◆ Source data:
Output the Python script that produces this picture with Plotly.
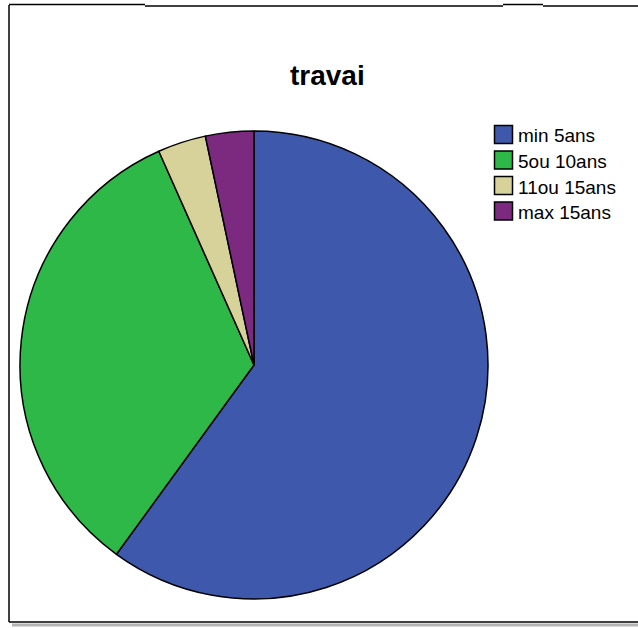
import plotly.graph_objects as go

labels = ["min 5ans", "5ou 10ans", "11ou 15ans", "max 15ans"]
values = [18, 10, 1, 1]
colors = ["#3e58ac", "#2eb848", "#d6d29a", "#7b2a80"]
title = "travai"

W, H = 638, 628

def px(x):
    return x / W

def py(y):
    return 1 - y / H

fig = go.Figure(go.Pie(
    labels=labels, values=values, sort=False, direction="clockwise", rotation=0,
    marker=dict(colors=colors, line=dict(color="#000000", width=1.5)),
    textinfo="none", hoverinfo="label+percent", showlegend=False,
    domain=dict(x=[px(20), px(488)], y=[py(599), py(131)]),
))

black = dict(color="#000000", width=1.5)
shapes = [
    dict(type="line", x0=px(12), x1=px(640), y0=py(625), y1=py(625), line=dict(color="#b4b4b4", width=3)),
    dict(type="line", x0=px(9), x1=px(9), y0=py(5), y1=py(622), line=black),
    dict(type="line", x0=px(9), x1=px(640), y0=py(622), y1=py(622), line=black),
    dict(type="line", x0=px(9), x1=px(145), y0=py(4.5), y1=py(4.5), line=black),
    dict(type="line", x0=px(145), x1=px(503), y0=py(6), y1=py(6), line=black),
    dict(type="line", x0=px(503), x1=px(543), y0=py(4.5), y1=py(4.5), line=black),
    dict(type="line", x0=px(543), x1=px(640), y0=py(6), y1=py(6), line=black),
]
annotations = [dict(text="<b>" + title + "</b>", x=px(327.5), y=py(75), xref="paper", yref="paper",
                    showarrow=False, font=dict(size=28, color="#000000"),
                    xanchor="center", yanchor="middle")]

# legend (boxes + labels), laid out in rows
LEG_X0, LEG_BOX, LEG_Y0, LEG_STEP = 494.5, 18, 134.5, 25.5
for i, (lab, col) in enumerate(zip(labels, colors)):
    cy = LEG_Y0 + i * LEG_STEP
    shapes.append(dict(type="rect", xref="paper", yref="paper",
                       x0=px(LEG_X0), x1=px(LEG_X0 + LEG_BOX),
                       y0=py(cy + LEG_BOX / 2), y1=py(cy - LEG_BOX / 2),
                       fillcolor=col, line=dict(color="#000000", width=1.5)))
    annotations.append(dict(text=lab, x=px(LEG_X0 + LEG_BOX + 3), y=py(cy + 1.5),
                            xref="paper", yref="paper", showarrow=False,
                            xanchor="left", yanchor="middle",
                            font=dict(size=19, color="#000000")))

fig.update_layout(
    width=W, height=H,
    margin=dict(l=0, r=0, t=0, b=0),
    paper_bgcolor="white", plot_bgcolor="white",
    font=dict(family="Liberation Sans, Arial, sans-serif", color="#000000"),
    showlegend=False,
    annotations=annotations,
    shapes=shapes,
)

fig.write_html("out.html", config={"displayModeBar": False},
               post_script="document.body.style.margin='0';document.body.style.overflow='hidden';")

◆ Goal of the exercise: Restate the data word for word from its first line through the line with "W, H = 638, 628", leaving out any picture along the way.

◆ Response:
Output the Python script that produces this picture with Plotly.
import plotly.graph_objects as go

labels = ["min 5ans", "5ou 10ans", "11ou 15ans", "max 15ans"]
values = [18, 10, 1, 1]
colors = ["#3e58ac", "#2eb848", "#d6d29a", "#7b2a80"]
title = "travai"

W, H = 638, 628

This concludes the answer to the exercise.